- [Entries with chart source code]
────────────────────
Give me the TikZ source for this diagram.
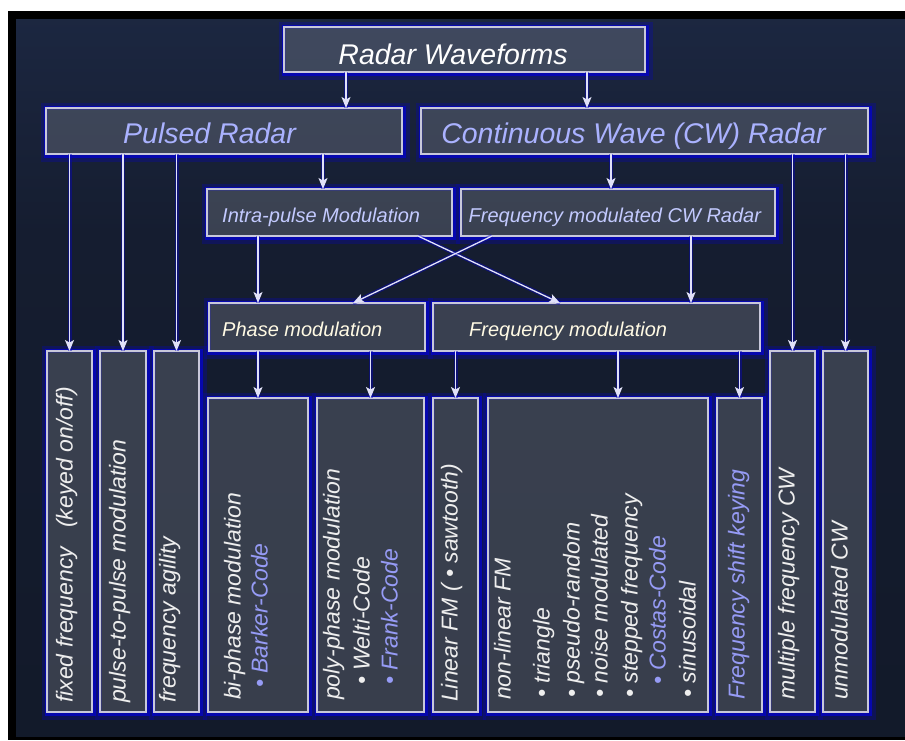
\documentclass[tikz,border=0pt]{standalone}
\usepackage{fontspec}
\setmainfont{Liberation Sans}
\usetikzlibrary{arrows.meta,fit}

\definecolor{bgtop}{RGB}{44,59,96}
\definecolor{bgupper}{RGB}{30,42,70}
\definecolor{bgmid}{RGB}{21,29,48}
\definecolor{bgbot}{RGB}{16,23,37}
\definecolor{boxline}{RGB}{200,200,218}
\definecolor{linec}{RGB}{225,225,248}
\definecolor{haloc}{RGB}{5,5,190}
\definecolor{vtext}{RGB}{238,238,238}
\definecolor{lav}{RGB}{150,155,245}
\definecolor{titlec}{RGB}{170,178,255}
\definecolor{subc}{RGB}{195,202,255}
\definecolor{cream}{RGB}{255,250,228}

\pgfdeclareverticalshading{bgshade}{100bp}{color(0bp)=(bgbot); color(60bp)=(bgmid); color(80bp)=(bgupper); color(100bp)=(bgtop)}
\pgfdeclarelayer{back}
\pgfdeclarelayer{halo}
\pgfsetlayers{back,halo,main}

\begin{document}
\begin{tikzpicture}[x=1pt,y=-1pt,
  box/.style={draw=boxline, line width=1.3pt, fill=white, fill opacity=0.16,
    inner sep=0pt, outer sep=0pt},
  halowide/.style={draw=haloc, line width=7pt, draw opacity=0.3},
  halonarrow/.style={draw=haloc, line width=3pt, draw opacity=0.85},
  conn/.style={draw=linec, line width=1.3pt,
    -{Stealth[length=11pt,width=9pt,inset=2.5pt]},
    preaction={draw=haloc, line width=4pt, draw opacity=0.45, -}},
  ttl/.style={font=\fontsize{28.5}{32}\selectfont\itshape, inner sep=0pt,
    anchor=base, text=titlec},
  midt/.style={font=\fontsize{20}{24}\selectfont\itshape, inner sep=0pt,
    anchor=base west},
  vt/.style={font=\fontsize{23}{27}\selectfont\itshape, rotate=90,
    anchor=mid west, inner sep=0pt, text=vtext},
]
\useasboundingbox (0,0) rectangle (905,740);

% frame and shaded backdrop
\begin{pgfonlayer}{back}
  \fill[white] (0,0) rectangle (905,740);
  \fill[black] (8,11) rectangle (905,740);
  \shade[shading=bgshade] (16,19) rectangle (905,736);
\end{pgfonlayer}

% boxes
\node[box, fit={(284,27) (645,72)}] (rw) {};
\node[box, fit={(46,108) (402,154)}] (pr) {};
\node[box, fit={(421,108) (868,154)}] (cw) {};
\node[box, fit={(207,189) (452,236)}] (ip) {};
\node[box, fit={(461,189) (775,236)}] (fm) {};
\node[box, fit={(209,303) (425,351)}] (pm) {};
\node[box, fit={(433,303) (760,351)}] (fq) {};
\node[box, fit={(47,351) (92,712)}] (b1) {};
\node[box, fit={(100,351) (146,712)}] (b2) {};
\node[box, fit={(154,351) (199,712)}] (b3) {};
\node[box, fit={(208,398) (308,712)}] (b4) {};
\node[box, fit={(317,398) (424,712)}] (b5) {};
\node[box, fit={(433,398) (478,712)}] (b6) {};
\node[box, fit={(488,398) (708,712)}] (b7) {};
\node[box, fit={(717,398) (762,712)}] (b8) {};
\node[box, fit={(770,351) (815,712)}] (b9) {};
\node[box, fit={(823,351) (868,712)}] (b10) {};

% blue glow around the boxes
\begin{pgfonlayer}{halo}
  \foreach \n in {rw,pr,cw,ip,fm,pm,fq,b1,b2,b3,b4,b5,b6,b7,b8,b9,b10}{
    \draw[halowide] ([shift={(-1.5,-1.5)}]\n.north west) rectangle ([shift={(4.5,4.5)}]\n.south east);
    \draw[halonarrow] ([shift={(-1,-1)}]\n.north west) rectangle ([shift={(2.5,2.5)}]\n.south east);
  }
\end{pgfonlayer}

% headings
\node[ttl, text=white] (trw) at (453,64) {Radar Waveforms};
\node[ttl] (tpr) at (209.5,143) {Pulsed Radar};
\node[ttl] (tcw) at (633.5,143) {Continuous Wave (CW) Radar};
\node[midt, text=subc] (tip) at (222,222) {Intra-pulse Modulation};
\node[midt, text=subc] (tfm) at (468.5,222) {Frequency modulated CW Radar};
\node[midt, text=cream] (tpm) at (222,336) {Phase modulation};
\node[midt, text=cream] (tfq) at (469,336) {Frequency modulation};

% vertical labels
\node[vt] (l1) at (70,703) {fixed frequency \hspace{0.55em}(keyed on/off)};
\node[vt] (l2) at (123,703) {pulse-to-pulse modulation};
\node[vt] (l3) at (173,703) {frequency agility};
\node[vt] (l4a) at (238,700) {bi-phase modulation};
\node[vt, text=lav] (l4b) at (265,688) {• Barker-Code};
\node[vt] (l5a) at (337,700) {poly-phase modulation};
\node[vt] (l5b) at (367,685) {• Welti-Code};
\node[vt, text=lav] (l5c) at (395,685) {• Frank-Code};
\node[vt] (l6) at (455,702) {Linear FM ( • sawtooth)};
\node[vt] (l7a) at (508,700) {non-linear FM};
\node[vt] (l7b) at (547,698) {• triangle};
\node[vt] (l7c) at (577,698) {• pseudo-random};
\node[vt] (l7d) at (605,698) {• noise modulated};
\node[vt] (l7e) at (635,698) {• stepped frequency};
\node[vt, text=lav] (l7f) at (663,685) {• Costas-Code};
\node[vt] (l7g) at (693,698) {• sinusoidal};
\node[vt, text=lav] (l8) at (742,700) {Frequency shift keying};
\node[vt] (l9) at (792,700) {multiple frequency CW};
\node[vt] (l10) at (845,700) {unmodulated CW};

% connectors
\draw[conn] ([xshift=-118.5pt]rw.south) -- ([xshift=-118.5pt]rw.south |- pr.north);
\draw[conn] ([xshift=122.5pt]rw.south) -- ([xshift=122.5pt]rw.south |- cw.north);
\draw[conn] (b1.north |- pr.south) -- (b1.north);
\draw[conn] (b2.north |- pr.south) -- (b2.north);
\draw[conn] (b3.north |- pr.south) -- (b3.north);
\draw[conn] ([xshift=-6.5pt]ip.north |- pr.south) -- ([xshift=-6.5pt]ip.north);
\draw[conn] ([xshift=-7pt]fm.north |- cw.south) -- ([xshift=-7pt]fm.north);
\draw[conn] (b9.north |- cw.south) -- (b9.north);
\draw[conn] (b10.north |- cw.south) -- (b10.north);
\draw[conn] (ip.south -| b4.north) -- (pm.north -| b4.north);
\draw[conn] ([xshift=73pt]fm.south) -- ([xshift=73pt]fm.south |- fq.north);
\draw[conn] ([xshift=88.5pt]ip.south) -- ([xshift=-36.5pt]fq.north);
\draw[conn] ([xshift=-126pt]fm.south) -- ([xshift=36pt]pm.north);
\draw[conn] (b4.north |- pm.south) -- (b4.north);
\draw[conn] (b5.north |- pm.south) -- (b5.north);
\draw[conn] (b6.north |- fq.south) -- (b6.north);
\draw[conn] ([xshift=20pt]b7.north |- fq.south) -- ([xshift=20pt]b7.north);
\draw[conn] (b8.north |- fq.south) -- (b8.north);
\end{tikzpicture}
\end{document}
────────────────────
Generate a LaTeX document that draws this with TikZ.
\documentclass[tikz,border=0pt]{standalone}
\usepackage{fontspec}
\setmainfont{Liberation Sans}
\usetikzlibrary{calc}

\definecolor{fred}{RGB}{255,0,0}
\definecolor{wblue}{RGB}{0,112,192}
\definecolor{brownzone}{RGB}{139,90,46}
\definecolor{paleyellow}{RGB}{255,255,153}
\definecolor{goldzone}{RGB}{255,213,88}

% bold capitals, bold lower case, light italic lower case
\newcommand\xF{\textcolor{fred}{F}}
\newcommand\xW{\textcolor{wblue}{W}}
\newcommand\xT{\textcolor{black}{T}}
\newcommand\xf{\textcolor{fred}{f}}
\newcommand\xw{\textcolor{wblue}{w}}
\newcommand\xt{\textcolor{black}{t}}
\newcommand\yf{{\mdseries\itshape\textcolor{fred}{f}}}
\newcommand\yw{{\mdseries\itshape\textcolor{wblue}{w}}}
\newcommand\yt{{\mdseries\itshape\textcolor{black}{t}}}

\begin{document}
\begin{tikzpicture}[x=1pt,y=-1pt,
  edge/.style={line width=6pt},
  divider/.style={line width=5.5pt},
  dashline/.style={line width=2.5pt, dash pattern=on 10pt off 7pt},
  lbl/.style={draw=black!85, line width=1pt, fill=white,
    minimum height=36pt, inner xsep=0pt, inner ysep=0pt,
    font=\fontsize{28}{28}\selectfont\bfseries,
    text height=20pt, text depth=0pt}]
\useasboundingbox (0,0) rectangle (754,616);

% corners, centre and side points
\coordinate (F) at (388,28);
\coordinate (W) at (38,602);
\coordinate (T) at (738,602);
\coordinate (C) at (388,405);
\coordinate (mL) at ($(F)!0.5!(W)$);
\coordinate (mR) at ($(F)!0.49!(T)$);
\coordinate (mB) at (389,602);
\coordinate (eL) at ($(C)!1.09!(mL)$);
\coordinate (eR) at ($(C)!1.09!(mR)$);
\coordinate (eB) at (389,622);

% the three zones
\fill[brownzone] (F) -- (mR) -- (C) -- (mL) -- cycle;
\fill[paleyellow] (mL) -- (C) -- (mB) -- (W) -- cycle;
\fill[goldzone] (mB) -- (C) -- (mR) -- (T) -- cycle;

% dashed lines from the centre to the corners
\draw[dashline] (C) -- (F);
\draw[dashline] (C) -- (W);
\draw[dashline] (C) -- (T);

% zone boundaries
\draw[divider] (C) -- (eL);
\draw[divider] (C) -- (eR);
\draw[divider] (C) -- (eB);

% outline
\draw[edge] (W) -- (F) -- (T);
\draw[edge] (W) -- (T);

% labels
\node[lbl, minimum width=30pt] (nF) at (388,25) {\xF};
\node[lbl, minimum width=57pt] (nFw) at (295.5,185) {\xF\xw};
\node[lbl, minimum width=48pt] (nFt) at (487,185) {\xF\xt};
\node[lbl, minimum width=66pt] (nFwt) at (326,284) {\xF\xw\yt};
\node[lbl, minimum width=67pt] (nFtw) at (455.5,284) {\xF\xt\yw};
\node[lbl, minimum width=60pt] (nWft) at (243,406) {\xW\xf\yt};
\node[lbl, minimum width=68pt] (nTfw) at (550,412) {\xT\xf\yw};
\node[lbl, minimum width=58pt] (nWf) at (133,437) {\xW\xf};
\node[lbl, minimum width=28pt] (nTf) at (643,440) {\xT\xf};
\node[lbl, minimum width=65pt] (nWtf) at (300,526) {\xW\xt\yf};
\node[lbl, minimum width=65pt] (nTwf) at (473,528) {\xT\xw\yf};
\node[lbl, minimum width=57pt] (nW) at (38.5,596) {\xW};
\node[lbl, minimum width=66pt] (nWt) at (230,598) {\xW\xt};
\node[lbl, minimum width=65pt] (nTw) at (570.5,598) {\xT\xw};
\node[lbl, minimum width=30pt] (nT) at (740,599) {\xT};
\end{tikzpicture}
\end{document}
────────────────────
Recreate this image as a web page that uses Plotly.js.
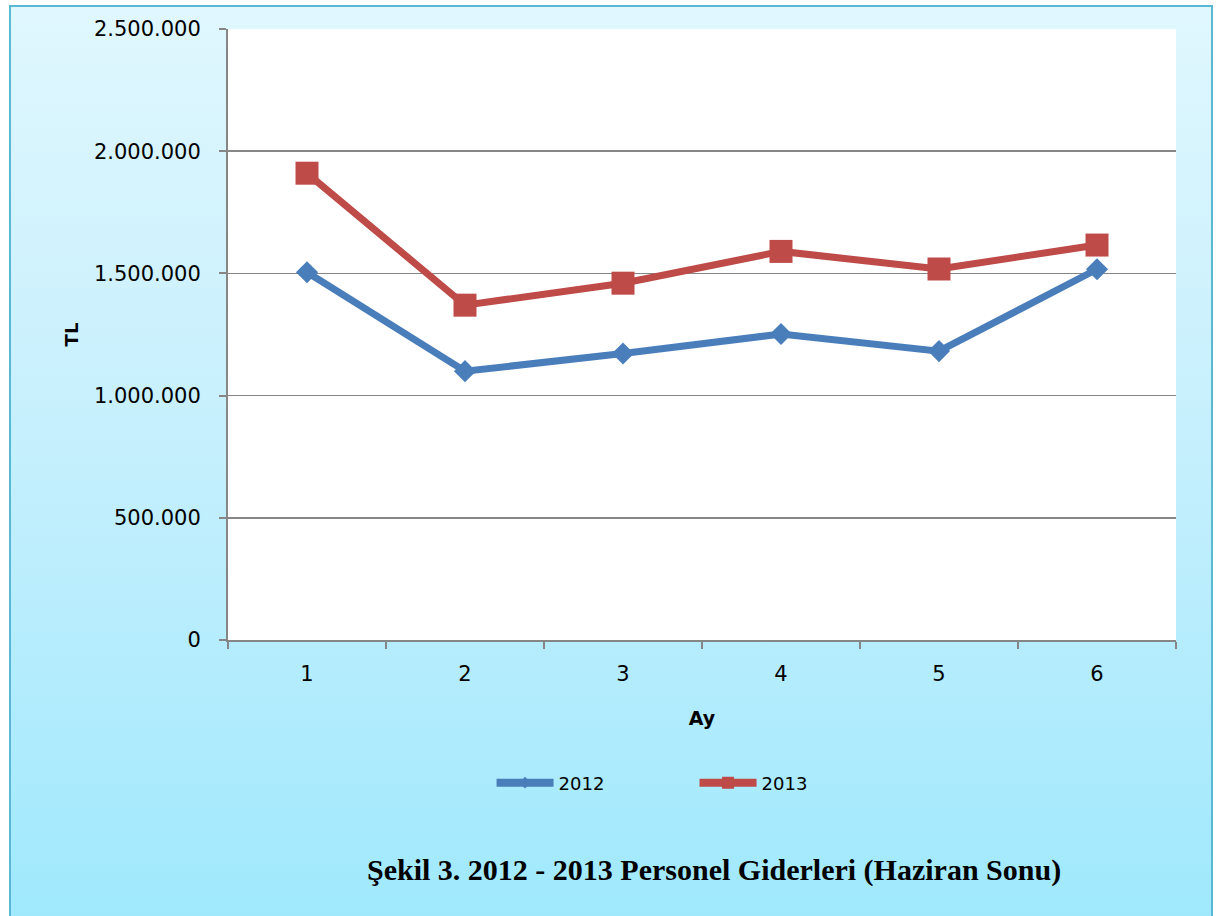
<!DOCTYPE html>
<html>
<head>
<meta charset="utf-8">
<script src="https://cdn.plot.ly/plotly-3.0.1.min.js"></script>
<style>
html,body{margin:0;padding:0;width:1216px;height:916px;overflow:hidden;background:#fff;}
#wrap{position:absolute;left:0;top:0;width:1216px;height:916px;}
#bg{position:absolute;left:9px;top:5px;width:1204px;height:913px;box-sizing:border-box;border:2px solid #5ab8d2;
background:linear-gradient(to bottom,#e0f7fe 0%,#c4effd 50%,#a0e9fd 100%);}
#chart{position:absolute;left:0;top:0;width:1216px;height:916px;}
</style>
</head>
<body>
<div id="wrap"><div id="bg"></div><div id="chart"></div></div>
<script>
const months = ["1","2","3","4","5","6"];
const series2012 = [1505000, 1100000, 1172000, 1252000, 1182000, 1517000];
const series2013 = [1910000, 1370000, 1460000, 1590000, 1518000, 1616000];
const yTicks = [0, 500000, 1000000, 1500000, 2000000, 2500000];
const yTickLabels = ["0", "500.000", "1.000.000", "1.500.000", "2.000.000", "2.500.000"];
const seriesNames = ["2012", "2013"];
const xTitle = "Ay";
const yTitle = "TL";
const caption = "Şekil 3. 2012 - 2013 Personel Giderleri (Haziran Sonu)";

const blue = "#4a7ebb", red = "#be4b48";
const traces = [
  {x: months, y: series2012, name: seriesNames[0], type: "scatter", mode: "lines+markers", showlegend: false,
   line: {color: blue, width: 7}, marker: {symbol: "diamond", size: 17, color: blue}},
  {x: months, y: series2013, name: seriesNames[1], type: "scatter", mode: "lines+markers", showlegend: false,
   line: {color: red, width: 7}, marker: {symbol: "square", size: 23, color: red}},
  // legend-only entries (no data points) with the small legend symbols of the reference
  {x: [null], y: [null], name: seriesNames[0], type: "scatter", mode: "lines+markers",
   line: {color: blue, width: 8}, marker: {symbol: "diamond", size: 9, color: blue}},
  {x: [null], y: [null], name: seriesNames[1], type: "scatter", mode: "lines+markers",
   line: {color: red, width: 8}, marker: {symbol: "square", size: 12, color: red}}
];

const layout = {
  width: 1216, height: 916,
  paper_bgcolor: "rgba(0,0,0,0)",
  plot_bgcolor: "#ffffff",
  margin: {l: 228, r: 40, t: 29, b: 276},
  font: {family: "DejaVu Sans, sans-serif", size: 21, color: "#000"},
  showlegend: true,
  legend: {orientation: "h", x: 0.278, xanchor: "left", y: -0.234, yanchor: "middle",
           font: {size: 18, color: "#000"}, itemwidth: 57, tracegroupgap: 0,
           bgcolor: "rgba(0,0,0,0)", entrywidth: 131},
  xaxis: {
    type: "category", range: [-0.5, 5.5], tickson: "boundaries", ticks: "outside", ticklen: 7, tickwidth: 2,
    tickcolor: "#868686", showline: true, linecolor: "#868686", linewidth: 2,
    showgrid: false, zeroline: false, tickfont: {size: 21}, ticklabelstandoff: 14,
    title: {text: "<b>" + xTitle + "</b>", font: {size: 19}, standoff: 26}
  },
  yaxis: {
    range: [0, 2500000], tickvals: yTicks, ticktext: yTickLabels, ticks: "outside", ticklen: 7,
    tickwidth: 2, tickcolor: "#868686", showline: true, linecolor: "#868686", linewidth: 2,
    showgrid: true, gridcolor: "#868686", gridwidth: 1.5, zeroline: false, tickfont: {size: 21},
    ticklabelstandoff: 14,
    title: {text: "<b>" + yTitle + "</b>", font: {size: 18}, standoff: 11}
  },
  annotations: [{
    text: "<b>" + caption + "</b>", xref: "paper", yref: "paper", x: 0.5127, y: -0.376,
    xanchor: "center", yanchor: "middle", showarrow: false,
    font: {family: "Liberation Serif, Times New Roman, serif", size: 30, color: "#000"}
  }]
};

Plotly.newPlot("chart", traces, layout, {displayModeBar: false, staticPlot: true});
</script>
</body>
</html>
────────────────────
- [WHAT TO WORK ON] Reproduce verbatim the lines above, from the line with "Generate a LaTeX" through the line with "(0,0) rectangle (754,616);".

- [REPLY TO THE TASK]
Generate a LaTeX document that draws this with TikZ.
\documentclass[tikz,border=0pt]{standalone}
\usepackage{fontspec}
\setmainfont{Liberation Sans}
\usetikzlibrary{calc}

\definecolor{fred}{RGB}{255,0,0}
\definecolor{wblue}{RGB}{0,112,192}
\definecolor{brownzone}{RGB}{139,90,46}
\definecolor{paleyellow}{RGB}{255,255,153}
\definecolor{goldzone}{RGB}{255,213,88}

% bold capitals, bold lower case, light italic lower case
\newcommand\xF{\textcolor{fred}{F}}
\newcommand\xW{\textcolor{wblue}{W}}
\newcommand\xT{\textcolor{black}{T}}
\newcommand\xf{\textcolor{fred}{f}}
\newcommand\xw{\textcolor{wblue}{w}}
\newcommand\xt{\textcolor{black}{t}}
\newcommand\yf{{\mdseries\itshape\textcolor{fred}{f}}}
\newcommand\yw{{\mdseries\itshape\textcolor{wblue}{w}}}
\newcommand\yt{{\mdseries\itshape\textcolor{black}{t}}}

\begin{document}
\begin{tikzpicture}[x=1pt,y=-1pt,
  edge/.style={line width=6pt},
  divider/.style={line width=5.5pt},
  dashline/.style={line width=2.5pt, dash pattern=on 10pt off 7pt},
  lbl/.style={draw=black!85, line width=1pt, fill=white,
    minimum height=36pt, inner xsep=0pt, inner ysep=0pt,
    font=\fontsize{28}{28}\selectfont\bfseries,
    text height=20pt, text depth=0pt}]
\useasboundingbox (0,0) rectangle (754,616);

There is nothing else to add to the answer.